50 Cent came to USA Today and, as usual, was funny, smart, and open. The inquiry about him singing on GRODT wandered into a conversation about Drake.

Question: Did you know the revolutionary impact you’d have rapping and singing on “Get Rich or Die Tryin'”?

Answer: It’s not really a revolution. If you’re going to make music that is going to be world music, it has to have melodies. English is not their first speaking language in a lot of places that I travel. What (those crowds) follow is the melody until they understand what you’re saying.

Drake is the new, stronger version like that because he can do a whole pop record, sing the whole song. I’ve never done that. He’ll say that I’m one of those influences. … That’s a big compliment because he’s established himself and done great work.

Would you ever collaborate with Drake?

That would be a good one.

How did you learn to perfect your craft?

Luckily enough I was able to run into Jam Master Jay from Run DMC and he took an interest in (my music). He helped develop me as an artist in the very beginning (and) taught me my song structure.

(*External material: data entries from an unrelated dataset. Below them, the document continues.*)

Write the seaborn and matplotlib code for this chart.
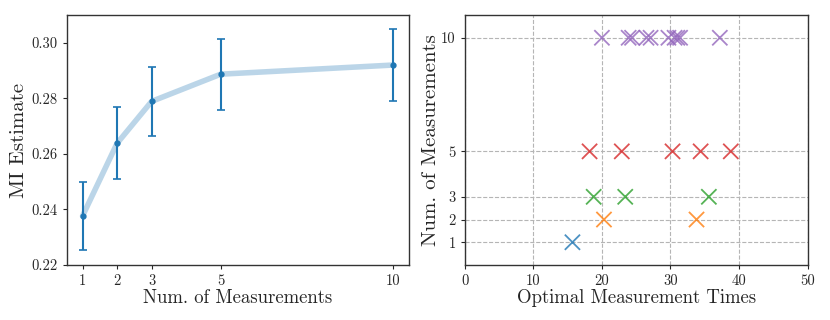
import matplotlib
matplotlib.use("Agg")
import matplotlib.pyplot as plt
import seaborn as sns
import pandas as pd
import numpy as np

# Left panel data
num_meas = [1, 2, 3, 5, 10]
mi_mean = [0.2376, 0.2638, 0.2789, 0.2887, 0.2920]
mi_err = [0.0121, 0.0130, 0.0125, 0.0128, 0.0130]

# Right panel data
times_1 = [15.7]
times_2 = [20.3, 33.8]
times_3 = [18.8, 23.4, 35.6]
times_5 = [18.2, 22.9, 30.3, 34.4, 38.8]
times_10 = [20.0, 23.9, 24.4, 26.5, 27.1, 29.7, 30.6, 31.0, 31.4, 37.2]

sns.set_style("ticks")
plt.rcParams['font.family'] = ['cmr10', 'DejaVu Serif']
plt.rcParams['axes.formatter.use_mathtext'] = True
plt.rcParams['mathtext.fontset'] = 'cm'

fig = plt.figure(figsize=(8.3, 3.2), dpi=100)
ax1 = fig.add_axes([0.0807, 0.172, 0.412, 0.781])
ax2 = fig.add_axes([0.560, 0.172, 0.413, 0.781])

blue = sns.color_palette("tab10")[0]
df1 = pd.DataFrame({"n": num_meas, "mi": mi_mean})
sns.lineplot(data=df1, x="n", y="mi", ax=ax1, color=blue, alpha=0.3, linewidth=4)
ax1.errorbar(num_meas, mi_mean, yerr=mi_err, fmt='o', color=blue, markersize=3.5,
             capsize=3, elinewidth=1.5, capthick=1.2)
ax1.set_xticks(num_meas)
ax1.set_xticklabels([str(n) for n in num_meas])
ax1.set_ylim(0.22, 0.310)
ax1.set_yticks([0.22, 0.24, 0.26, 0.28, 0.30])
ax1.set_yticklabels(["0.22", "0.24", "0.26", "0.28", "0.30"])
ax1.set_xlabel("Num. of Measurements", fontsize=13.5, labelpad=1)
ax1.set_ylabel("MI Estimate", fontsize=15, labelpad=3)
ax1.tick_params(labelsize=10.5, length=3)

rows = []
for n, ts in [(1, times_1), (2, times_2), (3, times_3), (5, times_5), (10, times_10)]:
    for t in ts:
        rows.append({"t": t, "n": n})
df2 = pd.DataFrame(rows)
sns.scatterplot(data=df2, x="t", y="n", hue="n", palette=sns.color_palette("tab10")[:5],
                hue_order=[1, 2, 3, 5, 10], marker="x", s=120, linewidth=1.3, alpha=0.8,
                ax=ax2, legend=False, zorder=3)
ax2.set_xlim(0, 50)
ax2.set_ylim(0, 11)
ax2.set_yticks(num_meas)
ax2.set_yticklabels([str(n) for n in num_meas])
ax2.set_xticks([0, 10, 20, 30, 40, 50])
ax2.set_xticklabels(["0", "10", "20", "30", "40", "50"])
ax2.grid(True, linestyle='--', color='#b5b5b5', linewidth=0.8)
ax2.set_axisbelow(True)
ax2.set_xlabel("Optimal Measurement Times", fontsize=13.5, labelpad=1)
ax2.set_ylabel("Num. of Measurements", fontsize=15, labelpad=1)
ax2.tick_params(labelsize=10.5, length=3)

for ax in (ax1, ax2):
    for s in ax.spines.values():
        s.set_color('#333333')
        s.set_linewidth(1.0)

fig.savefig("out.png", dpi=100)
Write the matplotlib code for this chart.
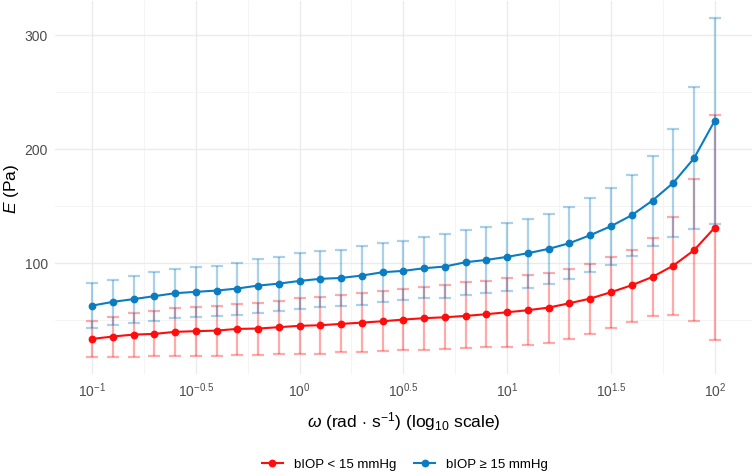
import numpy as np
import matplotlib
matplotlib.use("Agg")
import matplotlib.pyplot as plt
from matplotlib.ticker import FixedLocator, NullFormatter

plt.rcParams['font.family'] = ['Liberation Sans', 'DejaVu Sans']
plt.rcParams['mathtext.fontset'] = 'custom'
plt.rcParams['mathtext.rm'] = 'Liberation Sans'
plt.rcParams['mathtext.it'] = 'Liberation Sans:italic'
plt.rcParams['mathtext.bf'] = 'Liberation Sans:bold'

# log10 of angular frequency
log_omega = [-1.0, -0.9, -0.8, -0.7, -0.6, -0.5, -0.4, -0.3, -0.2, -0.1, 0.0,
             0.1, 0.2, 0.3, 0.4, 0.5, 0.6, 0.7, 0.8, 0.9, 1.0,
             1.1, 1.2, 1.3, 1.4, 1.5, 1.6, 1.7, 1.8, 1.9, 2.0]

low_mean = [33.3, 35.4, 37.1, 37.7, 39.5, 40.1, 40.6, 42.1, 42.4, 43.6, 44.8,
            45.3, 46.5, 47.6, 48.8, 50.3, 51.5, 52.3, 53.5, 55.0, 56.7,
            58.5, 60.8, 64.6, 68.7, 74.3, 80.4, 87.7, 97.6, 111.1, 131.0]
low_upper = [49.4, 52.6, 56.4, 57.6, 60.5, 61.4, 62.3, 64.3, 65.2, 66.9, 69.3,
             69.9, 71.9, 73.7, 75.2, 77.2, 78.9, 80.7, 83.1, 84.5, 86.7,
             89.2, 91.5, 95.0, 99.4, 105.0, 111.7, 122.2, 140.6, 173.4, 229.8]
low_lower = [17.5, 17.8, 17.8, 18.1, 18.4, 18.7, 18.7, 19.3, 19.6, 19.9, 20.4,
             20.4, 21.9, 22.2, 22.8, 23.4, 23.9, 24.3, 25.2, 26.1, 26.6,
             27.8, 30.1, 33.3, 37.5, 43.0, 48.5, 53.2, 54.7, 49.1, 32.2]

high_mean = [62.5, 65.8, 68.2, 70.8, 73.4, 74.6, 75.7, 77.5, 80.1, 81.8, 84.2,
             86.0, 86.8, 88.9, 91.8, 93.0, 95.3, 96.8, 100.6, 102.6, 105.3,
             108.5, 112.3, 117.3, 124.3, 132.2, 141.8, 154.7, 170.2, 191.8, 224.8]
high_upper = [82.7, 85.4, 88.9, 91.8, 94.5, 96.2, 97.6, 99.7, 103.2, 105.3, 108.8,
              110.5, 111.7, 114.6, 117.8, 119.6, 122.5, 125.2, 128.9, 131.8, 135.0,
              138.9, 143.2, 148.8, 156.8, 165.8, 177.5, 194.1, 217.1, 254.6, 314.9]
high_lower = [43.2, 45.6, 47.6, 49.4, 51.5, 52.4, 53.5, 54.6, 56.4, 57.9, 59.7,
              61.1, 62.0, 63.4, 65.5, 67.3, 69.3, 69.6, 71.7, 73.7, 75.5,
              78.1, 81.6, 85.7, 91.8, 98.5, 106.4, 114.9, 123.1, 129.5, 134.5]

series_labels = ["bIOP < 15 mmHg", "bIOP \u2265 15 mmHg"]
series_colors = ["#FF0D0D", "#0A7DC2"]

x_tick_exps = [-1, -0.5, 0, 0.5, 1, 1.5, 2]
x_tick_labels = [r"$10^{-1}$", r"$10^{-0.5}$", r"$10^{0}$", r"$10^{0.5}$",
                 r"$10^{1}$", r"$10^{1.5}$", r"$10^{2}$"]
y_ticks = [100, 200, 300]

omega = 10 ** np.array(log_omega)

fig = plt.figure(figsize=(7.54, 4.77), dpi=100)
ax = fig.add_axes([0.073, 0.214, 0.924, 0.782])

data = [(low_mean, low_lower, low_upper), (high_mean, high_lower, high_upper)]
for (m, lo, hi), col in zip(data, series_colors):
    m = np.array(m); lo = np.array(lo); hi = np.array(hi)
    ax.errorbar(omega, m, yerr=[m - lo, hi - m], fmt='none', ecolor=col,
                elinewidth=1.6, capsize=4.3, capthick=1.6, alpha=0.35, zorder=2)
for (m, lo, hi), col, lab in zip(data, series_colors, series_labels):
    ax.plot(omega, m, color=col, lw=1.5, marker='o', ms=4.6, label=lab, zorder=3)

ax.set_xscale('log')
ax.set_xlim(10 ** -1.178, 10 ** 2.178)
ax.set_ylim(2.6, 329.8)

ax.xaxis.set_major_locator(FixedLocator([10 ** e for e in x_tick_exps]))
ax.set_xticklabels(x_tick_labels)
ax.xaxis.set_minor_locator(FixedLocator([10 ** (e + 0.25) for e in x_tick_exps[:-1]]))
ax.xaxis.set_minor_formatter(NullFormatter())
ax.set_yticks(y_ticks)
ax.yaxis.set_minor_locator(FixedLocator([50, 150, 250]))

ax.grid(which='major', color='#EBEBEB', lw=1.0)
ax.grid(which='minor', color='#F2F2F2', lw=0.6)
ax.set_axisbelow(True)
for s in ax.spines.values():
    s.set_visible(False)
ax.tick_params(which='both', length=0)
ax.tick_params(axis='both', labelsize=10, labelcolor='#4D4D4D', pad=5)

ax.set_xlabel(r"$\omega$ (rad$\,\cdot\,$s$^{-1}$) (log$_{10}$ scale)", fontsize=12.5)
ax.xaxis.set_label_coords(0.5, -0.094)
ax.set_ylabel(r"$E$ (Pa)", fontsize=12.5)
ax.yaxis.set_label_coords(-0.049, 0.5)

leg = fig.legend(loc='center', bbox_to_anchor=(0.537, 0.025), ncol=2, frameon=False,
                 fontsize=9.5, handlelength=1.6, columnspacing=1.4, handletextpad=0.8)

fig.savefig("out.png", dpi=100)
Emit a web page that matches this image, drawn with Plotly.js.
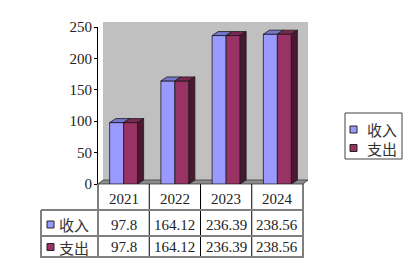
<!DOCTYPE html>
<html>
<head>
<meta charset="utf-8">
<script src="https://cdn.plot.ly/plotly-3.0.1.min.js"></script>
<style>html,body{margin:0;padding:0;background:#fff}#chart{width:412px;height:276px}</style>
</head>
<body>
<div id="chart"></div>
<script>
// ---- data ----
const YEARS = ['2021', '2022', '2023', '2024'];
const SERIES_NAMES = ['收入', '支出'];
const INCOME = [97.8, 164.12, 236.39, 238.56];
const EXPENSE = [97.8, 164.12, 236.39, 238.56];
const Y_TICKS = [0, 50, 100, 150, 200, 250];

// ---- layout constants ----
const FW = 412, FH = 276;
const ML = 98, MR = 109, MT = 27, MB = 92;
const PW = FW - ML - MR, PH = FH - MT - MB;
const YMAX = 250;
const xp = px => (px - ML) / PW;          // pixel -> paper x
const yp = py => (FH - MB - py) / PH;     // pixel -> paper y
const catPx = PW / YEARS.length;
const BW = 14 / catPx;                     // bar width in category units
const DX = 6 / catPx;                      // depth in x (category units)
const DY = 4 * YMAX / PH;                  // depth in y (data units)

const NUMF = 'Liberation Serif, DejaVu Serif, serif';
const CJK = 'Noto Sans CJK SC, sans-serif';
const TXT = '#222';
const C_IN = '#9999FF', C_IN_TOP = '#7676CC';
const C_EX = '#993366', C_EX_TOP = '#792852', C_EX_SIDE = '#4A1931';

const xs = YEARS.map(Number);

function topFaces(vals, off) {
  const X = [], Y = [];
  xs.forEach((x, i) => {
    const v = vals[i], a = x + off;
    X.push(a, a + BW, a + BW + DX, a + DX, a, null);
    Y.push(v, v, v + DY, v + DY, v, null);
  });
  return {X, Y};
}
function sideFaces(vals, off) {
  const X = [], Y = [];
  xs.forEach((x, i) => {
    const v = vals[i], a = x + off + BW;
    X.push(a, a + DX, a + DX, a, a, null);
    Y.push(0, DY, v + DY, v, 0, null);
  });
  return {X, Y};
}
function poly(f, color) {
  return {type: 'scatter', mode: 'lines', x: f.X, y: f.Y, fill: 'toself',
    fillcolor: color, line: {color: '#1a1a1a', width: 0.8}, hoverinfo: 'skip', showlegend: false};
}

const traces = [
  {type: 'bar', name: SERIES_NAMES[0], x: xs, y: INCOME, width: BW, offset: -BW,
   marker: {color: C_IN, line: {color: '#1a1a1a', width: 0.8}}, showlegend: false},
  {type: 'bar', name: SERIES_NAMES[1], x: xs, y: EXPENSE, width: BW, offset: 0,
   marker: {color: C_EX, line: {color: '#1a1a1a', width: 0.8}}, showlegend: false},
  poly(topFaces(INCOME, -BW), C_IN_TOP),
  poly(topFaces(EXPENSE, 0), C_EX_TOP),
  poly(sideFaces(EXPENSE, 0), C_EX_SIDE)
];

// ---- shapes: wall, floor, table grid, legend ----
const shapes = [];
shapes.push({type: 'rect', xref: 'paper', yref: 'paper', layer: 'below',
  x0: xp(103), x1: xp(308), y0: yp(180), y1: yp(22), fillcolor: '#C0C0C0', line: {width: 0}});
shapes.push({type: 'path', xref: 'paper', yref: 'paper', layer: 'below',
  path: `M${xp(98)},${yp(184)} L${xp(303)},${yp(184)} L${xp(308)},${yp(180)} L${xp(103)},${yp(180)} Z`,
  fillcolor: '#8C8C8C', line: {color: '#3a3a3a', width: 0.8}});

// table vertical lines
const TB_TOP = 184, TB_R1 = 210, TB_R2 = 236, TB_BOT = 257, TB_LEFT = 41;
for (let k = 0; k <= YEARS.length; k++) {
  const x = k / YEARS.length;
  shapes.push({type: 'line', xref: 'paper', yref: 'paper', x0: x, x1: x,
    y0: yp(TB_TOP), y1: yp(TB_BOT + 1), line: {color: '#000', width: 1}});
}
shapes.push({type: 'line', xref: 'paper', yref: 'paper', x0: xp(TB_LEFT), x1: xp(TB_LEFT),
  y0: yp(TB_R1), y1: yp(TB_BOT + 1), line: {color: '#000', width: 1}});
[TB_R1, TB_R2, TB_BOT].forEach(py => {
  shapes.push({type: 'line', xref: 'paper', yref: 'paper', x0: xp(TB_LEFT), x1: 1,
    y0: yp(py), y1: yp(py), line: {color: '#808080', width: 2}});
});
// table keys
const KEY_COLORS = [C_IN, C_EX];
[224.5, 247].forEach((cy, s) => {
  shapes.push({type: 'rect', xref: 'paper', yref: 'paper', x0: xp(47), x1: xp(54),
    y0: yp(cy + 3.5), y1: yp(cy - 3.5), fillcolor: KEY_COLORS[s], line: {color: '#222', width: 1}});
});
// legend
shapes.push({type: 'rect', xref: 'paper', yref: 'paper', x0: xp(345), x1: xp(402),
  y0: yp(159), y1: yp(113), fillcolor: '#fff', line: {color: '#404040', width: 1}});
[129.5, 148].forEach((cy, s) => {
  shapes.push({type: 'rect', xref: 'paper', yref: 'paper', x0: xp(350), x1: xp(357),
    y0: yp(cy + 3.5), y1: yp(cy - 3.5), fillcolor: KEY_COLORS[s], line: {color: '#222', width: 1}});
});

// ---- annotations: table text and legend text ----
const ann = [];
const NF = {family: NUMF, size: 15, color: TXT};
YEARS.forEach((yr, i) => {
  ann.push({xref: 'x', yref: 'paper', x: xs[i], y: yp(198.5), text: yr, showarrow: false,
    xanchor: 'center', yanchor: 'middle', font: NF});
  ann.push({xref: 'x', yref: 'paper', x: xs[i], y: yp(225), text: String(INCOME[i]), showarrow: false,
    xanchor: 'center', yanchor: 'middle', font: NF});
  ann.push({xref: 'x', yref: 'paper', x: xs[i], y: yp(247), text: String(EXPENSE[i]), showarrow: false,
    xanchor: 'center', yanchor: 'middle', font: NF});
});
[224.5, 247].forEach((cy, s) => {
  ann.push({xref: 'paper', yref: 'paper', x: xp(57), y: yp(cy), text: SERIES_NAMES[s], showarrow: false,
    xanchor: 'left', yanchor: 'middle', font: {family: CJK, size: 15, color: '#333'}});
});
[129.5, 148].forEach((cy, s) => {
  ann.push({xref: 'paper', yref: 'paper', x: xp(365), y: yp(cy), text: SERIES_NAMES[s], showarrow: false,
    xanchor: 'left', yanchor: 'middle', font: {family: CJK, size: 15, color: '#333'}});
});

const layout = {
  width: FW, height: FH,
  margin: {l: ML, r: MR, t: MT, b: MB, pad: 0},
  paper_bgcolor: '#fff', plot_bgcolor: 'rgba(0,0,0,0)',
  barmode: 'overlay', showlegend: false,
  xaxis: {type: 'linear', range: [xs[0] - 0.5, xs[xs.length - 1] + 0.5], showgrid: false,
    zeroline: false, showline: false, showticklabels: false, ticks: '', fixedrange: true},
  yaxis: {range: [0, YMAX], tickvals: Y_TICKS, showgrid: false, zeroline: false,
    showline: true, linecolor: '#000', linewidth: 1, ticks: 'outside', ticklen: 3,
    tickcolor: '#000', tickfont: NF, ticklabelstandoff: -1, fixedrange: true},
  shapes: shapes, annotations: ann
};

Plotly.newPlot('chart', traces, layout, {displayModeBar: false, staticPlot: true});
</script>
</body>
</html>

He would make me write the chorus to the song twice or three times before we decided which one and then write the rest of the record. “P.I.M.P.” has two (choruses) on the record and that instinctively comes from because of how I learned how to write music.

Who is your dream male collaborator?

Elon Musk.

I mean in music.

I’d do something with Eminem again. We’ll do something again at some point.

Who is your dream female collaborator?

Nicki Minaj. She’s on fire. She’s still right there.

Would you ever retire from making music?

I’ve retired several times. Because specifically, hip-hop is not something that you “work.” In the culture, you work in it and you start to look at everything that happens like new artists to keep in touch with what’s going on in music.

You can’t see limitations with hip-hop, because look at what artists from hip-hop have done. You look at Will Smith in film, Mark Wahlberg in film, you look at Queen Latifah, L.L. Cool J. They’ve done phenomenal work and it was harder to do it in the time because they wouldn’t let people in, specifically African Americans.